W. Heath Robinson (1872–1944) was a well-known British illustrator whose life and work straddled the Pre-Raphaelite movement and the golden age of early 20th-century Illustration, though his humorous, quirky and gently satiric work is largely unknown outside the United Kingdom today. The Delaware Art Museum seeks to introduce this important turn-of-the-century illustrator to an American audience with the artist’s first retrospective exhibition: Wonder and Whimsy: The Illustrations of W. Heath Robinson, on view March 4–May 21.

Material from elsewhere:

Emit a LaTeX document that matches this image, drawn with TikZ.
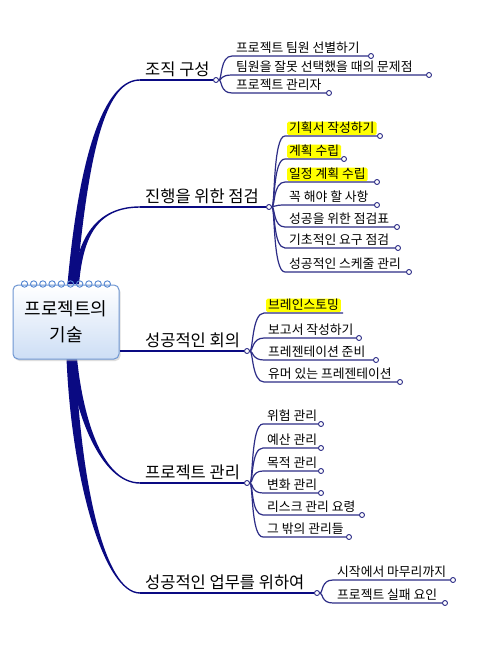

Robinson trained at the Royal Academy Schools in London and followed his two older brothers into the illustration profession. By the late 1890s he was illustrating books by authors such as Shakespeare and Hans Christian Andersen. In 1902, Heath Robinson wrote and illustrated his first children’s story, “The Adventures of Uncle Lubin.” The plot follows the eccentric title character as he attempts to rescue his nephew from the wicked bag bird. Robinson is also known for morale-boosting cartoons produced during both world wars. Throughout his career he also created humorous illustrations for magazines. His well-known drawings of intricate contraptions that “solve” everyday problems earned him the nickname Gadget King, and the expression “Heath Robinson contraptions” is as common in his native Britain as Rube Goldberg’s is in the United States. Such contraptions and other elements of his style may have influenced the code-breakers in World War II and inspired the productions of Monty Python and Wallace and Gromit’s Nick Park.
“We are thrilled to reintroduce his work to an American audience,” says chief curator Margaretta Frederick of Delaware Art Musuem. “This exhibition will explore the connections of Heath Robinson’s work to our Pre-Raphaelite and Illustration collections, as well as his influence on others working during the period.” His career spanned significant developments in print technology, changes in art world aesthetics, and notable world events. The introduction of process engraving and advances in color reproduction greatly impacted the method of image preparation. Robinson’s approach was ideally suited to the requirements of these new print processes. The comprehensive exhibition of 68 watercolor illustrations, designs, drawings and books showcases his style and ability to evoke the subtlest of emotions. His work harkens back to the innovations of the Pre-Raphaelites while acknowledging the Art Nouveau creations of Aubrey Beardsley and others. The exhibition will be arranged in sections, including “gift books,” a new concept in the design of deluxe editions; children’s book illustration; magazine work; and humorous images. A narrative audio guide will be available, along with an interactive reading nook for children and families.
“His illustrations mine dramatic expanses of negative space, heightened by stark contrasts of black and white, theatrical elements and extreme view points. Some of his works feature lighthearted and imaginative characters, while others show his interest in science and the machine. These visual elements pull the reader in and show a new perspective to storytelling,” says Frederick.